YOUR GOAL » Repeat each record below exactly, dropping the pictures.

───── DATA SHOWN ─────

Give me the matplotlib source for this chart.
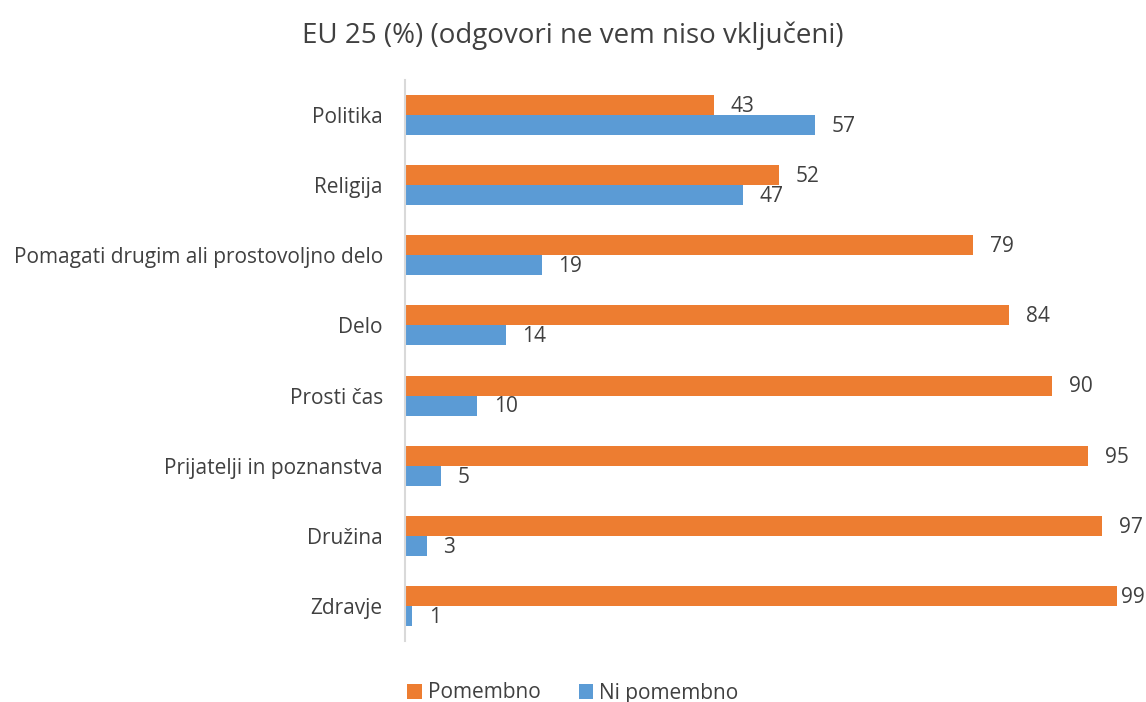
import matplotlib.pyplot as plt
import numpy as np

plt.rcParams['font.family'] = ['Open Sans', 'DejaVu Sans']

categories = ["Politika", "Religija", "Pomagati drugim ali prostovoljno delo", "Delo",
              "Prosti čas", "Prijatelji in poznanstva", "Družina", "Zdravje"]
pomembno = [43, 52, 79, 84, 90, 95, 97, 99]
ni_pomembno = [57, 47, 19, 14, 10, 5, 3, 1]

orange = "#ED7D31"
blue = "#5B9BD5"
text_c = "#404040"

fig = plt.figure(figsize=(11.46, 7.02), dpi=100)
ax = fig.add_axes([405 / 1146, 1 - 641 / 702, (1124 - 405) / 1146, (641 - 80) / 702])

y = np.arange(len(categories))
h = 0.285
b1 = ax.barh(y - h / 2, pomembno, height=h, color=orange, label="Pomembno")
b2 = ax.barh(y + h / 2, ni_pomembno, height=h, color=blue, label="Ni pomembno")

for bars, vals in ((b1, pomembno), (b2, ni_pomembno)):
    for bar, v in zip(bars, vals):
        off = 12 if v < 98 else 3  # last label sits against the edge
        ax.annotate(str(v), (bar.get_width(), bar.get_y() + bar.get_height() / 2),
                    xytext=(off, -1), textcoords="offset points", va="center", ha="left",
                    fontsize=15, color=text_c)

ax.set_xlim(0, 100)
ax.set_ylim(len(categories) - 0.5, -0.5)
ax.set_yticks(y)
ax.set_yticklabels(categories, fontsize=15, color=text_c)
ax.set_xticks([])
ax.tick_params(axis="y", length=0, pad=16)
for s in ["top", "right", "bottom"]:
    ax.spines[s].set_visible(False)
ax.spines["left"].set_color("#D9D9D9")
ax.spines["left"].set_linewidth(1.5)

fig.text(0.5, 1 - 36 / 702, "EU 25 (%) (odgovori ne vem niso vključeni)", ha="center",
         va="center", fontsize=20, color=text_c)

fig.legend(loc="center", bbox_to_anchor=(0.5, 1 - 693 / 702), ncol=2, frameon=False,
           fontsize=15, handlelength=0.7, handleheight=0.7, handletextpad=0.3,
           columnspacing=1.8, labelcolor=text_c)

fig.savefig("out.png", dpi=100)
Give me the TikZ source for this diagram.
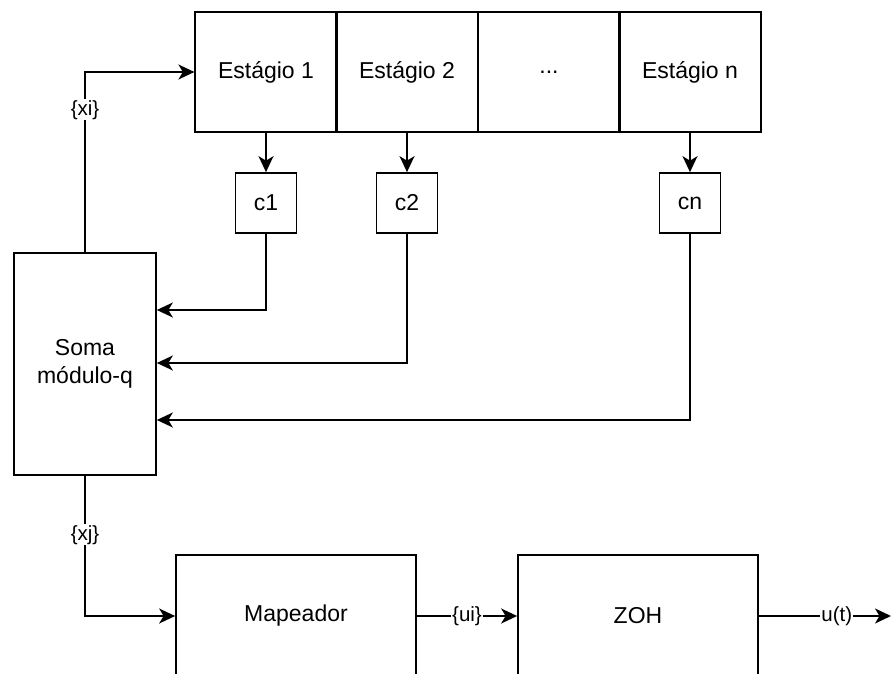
\documentclass[tikz,border=0pt]{standalone}
\usepackage{fontspec}
\setmainfont{Liberation Sans}
\usetikzlibrary{arrows.meta, positioning}

\begin{document}
\begin{tikzpicture}[x=1pt, y=-1pt, line width=1.7pt,
    blk/.style={draw, rectangle, font=\fontsize{23}{28}\selectfont, align=center},
    stg/.style={blk, minimum width=141.5pt, minimum height=120pt},
    cbox/.style={blk, minimum width=61pt, minimum height=60pt},
    lbl/.style={fill=white, inner sep=1pt, font=\fontsize{20.5}{24}\selectfont},
    arr/.style={-{Stealth[length=16pt, width=15pt, inset=4.5pt]}}]
    \useasboundingbox (0,0) rectangle (892,674);
    \clip (0,0) rectangle (892,674);
    % registro de deslocamento
    \node[stg] (st1) at (266,72) {Estágio 1};
    \node[stg] (st2) at (407,72) {Estágio 2};
    \node[stg] (st3) at (549,72) {...};
    \node[stg] (stn) at (690,72) {Estágio n};
    % coeficientes
    \node[cbox] (c1) at (266,203) {c1};
    \node[cbox] (c2) at (407,203) {c2};
    \node[cbox] (cn) at (690,203) {cn};
    \node[blk, minimum width=142pt, minimum height=222pt] (soma) at (85,364) {Soma\\módulo-q};
    \node[blk, minimum width=240pt, minimum height=122pt] (map) at (296,616) {Mapeador};
    \node[blk, minimum width=240pt, minimum height=122pt] (zoh) at (638,616) {ZOH};
    \coordinate (out) at (891,616);
    \draw[arr] (st1.south) -- (c1.north);
    \draw[arr] (st2.south) -- (c2.north);
    \draw[arr] (stn.south) -- (cn.north);
    \draw[arr] (c1.south) |- ([yshift=54pt]soma.east);
    \draw[arr] (c2.south) |- ([yshift=1pt]soma.east);
    \draw[arr] (cn.south) |- ([yshift=-56pt]soma.east);
    \draw[arr] (soma.north) |- (st1.west) node[lbl, pos=0.395] {\{xi\}};
    \draw[arr] (soma.south) |- (map.west) node[lbl, pos=0.21] {\{xj\}};
    \draw[arr] (map.east) -- (zoh.west) node[lbl, midway] {\{ui\}};
    \draw[arr] (zoh.east) -- (out) node[lbl, pos=0.59] {u(t)};
\end{tikzpicture}
\end{document}
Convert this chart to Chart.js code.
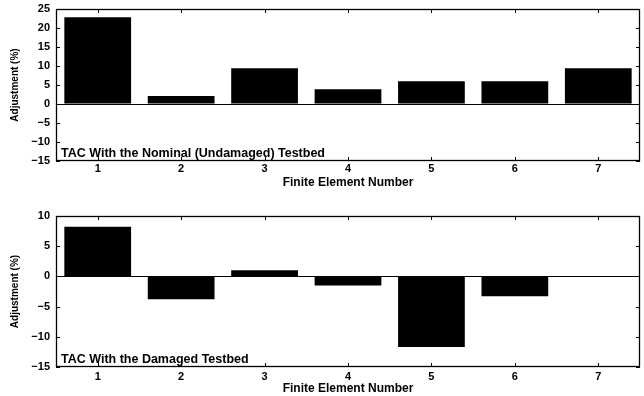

─────

FINISHED TASK »
Give me the matplotlib source for this chart.
import matplotlib.pyplot as plt
import numpy as np

plt.rcParams['font.family'] = ['Open Sans', 'DejaVu Sans']

categories = ["Politika", "Religija", "Pomagati drugim ali prostovoljno delo", "Delo",
              "Prosti čas", "Prijatelji in poznanstva", "Družina", "Zdravje"]
pomembno = [43, 52, 79, 84, 90, 95, 97, 99]
ni_pomembno = [57, 47, 19, 14, 10, 5, 3, 1]

orange = "#ED7D31"
blue = "#5B9BD5"
text_c = "#404040"

fig = plt.figure(figsize=(11.46, 7.02), dpi=100)
ax = fig.add_axes([405 / 1146, 1 - 641 / 702, (1124 - 405) / 1146, (641 - 80) / 702])

y = np.arange(len(categories))
h = 0.285
b1 = ax.barh(y - h / 2, pomembno, height=h, color=orange, label="Pomembno")
b2 = ax.barh(y + h / 2, ni_pomembno, height=h, color=blue, label="Ni pomembno")

for bars, vals in ((b1, pomembno), (b2, ni_pomembno)):
    for bar, v in zip(bars, vals):
        off = 12 if v < 98 else 3  # last label sits against the edge
        ax.annotate(str(v), (bar.get_width(), bar.get_y() + bar.get_height() / 2),
                    xytext=(off, -1), textcoords="offset points", va="center", ha="left",
                    fontsize=15, color=text_c)

ax.set_xlim(0, 100)
ax.set_ylim(len(categories) - 0.5, -0.5)
ax.set_yticks(y)
ax.set_yticklabels(categories, fontsize=15, color=text_c)
ax.set_xticks([])
ax.tick_params(axis="y", length=0, pad=16)
for s in ["top", "right", "bottom"]:
    ax.spines[s].set_visible(False)
ax.spines["left"].set_color("#D9D9D9")
ax.spines["left"].set_linewidth(1.5)

fig.text(0.5, 1 - 36 / 702, "EU 25 (%) (odgovori ne vem niso vključeni)", ha="center",
         va="center", fontsize=20, color=text_c)

fig.legend(loc="center", bbox_to_anchor=(0.5, 1 - 693 / 702), ncol=2, frameon=False,
           fontsize=15, handlelength=0.7, handleheight=0.7, handletextpad=0.3,
           columnspacing=1.8, labelcolor=text_c)

fig.savefig("out.png", dpi=100)
Give me the TikZ source for this diagram.
\documentclass[tikz,border=0pt]{standalone}
\usepackage{fontspec}
\setmainfont{Liberation Sans}
\usetikzlibrary{arrows.meta, positioning}

\begin{document}
\begin{tikzpicture}[x=1pt, y=-1pt, line width=1.7pt,
    blk/.style={draw, rectangle, font=\fontsize{23}{28}\selectfont, align=center},
    stg/.style={blk, minimum width=141.5pt, minimum height=120pt},
    cbox/.style={blk, minimum width=61pt, minimum height=60pt},
    lbl/.style={fill=white, inner sep=1pt, font=\fontsize{20.5}{24}\selectfont},
    arr/.style={-{Stealth[length=16pt, width=15pt, inset=4.5pt]}}]
    \useasboundingbox (0,0) rectangle (892,674);
    \clip (0,0) rectangle (892,674);
    % registro de deslocamento
    \node[stg] (st1) at (266,72) {Estágio 1};
    \node[stg] (st2) at (407,72) {Estágio 2};
    \node[stg] (st3) at (549,72) {...};
    \node[stg] (stn) at (690,72) {Estágio n};
    % coeficientes
    \node[cbox] (c1) at (266,203) {c1};
    \node[cbox] (c2) at (407,203) {c2};
    \node[cbox] (cn) at (690,203) {cn};
    \node[blk, minimum width=142pt, minimum height=222pt] (soma) at (85,364) {Soma\\módulo-q};
    \node[blk, minimum width=240pt, minimum height=122pt] (map) at (296,616) {Mapeador};
    \node[blk, minimum width=240pt, minimum height=122pt] (zoh) at (638,616) {ZOH};
    \coordinate (out) at (891,616);
    \draw[arr] (st1.south) -- (c1.north);
    \draw[arr] (st2.south) -- (c2.north);
    \draw[arr] (stn.south) -- (cn.north);
    \draw[arr] (c1.south) |- ([yshift=54pt]soma.east);
    \draw[arr] (c2.south) |- ([yshift=1pt]soma.east);
    \draw[arr] (cn.south) |- ([yshift=-56pt]soma.east);
    \draw[arr] (soma.north) |- (st1.west) node[lbl, pos=0.395] {\{xi\}};
    \draw[arr] (soma.south) |- (map.west) node[lbl, pos=0.21] {\{xj\}};
    \draw[arr] (map.east) -- (zoh.west) node[lbl, midway] {\{ui\}};
    \draw[arr] (zoh.east) -- (out) node[lbl, pos=0.59] {u(t)};
\end{tikzpicture}
\end{document}
Convert this chart to Chart.js code.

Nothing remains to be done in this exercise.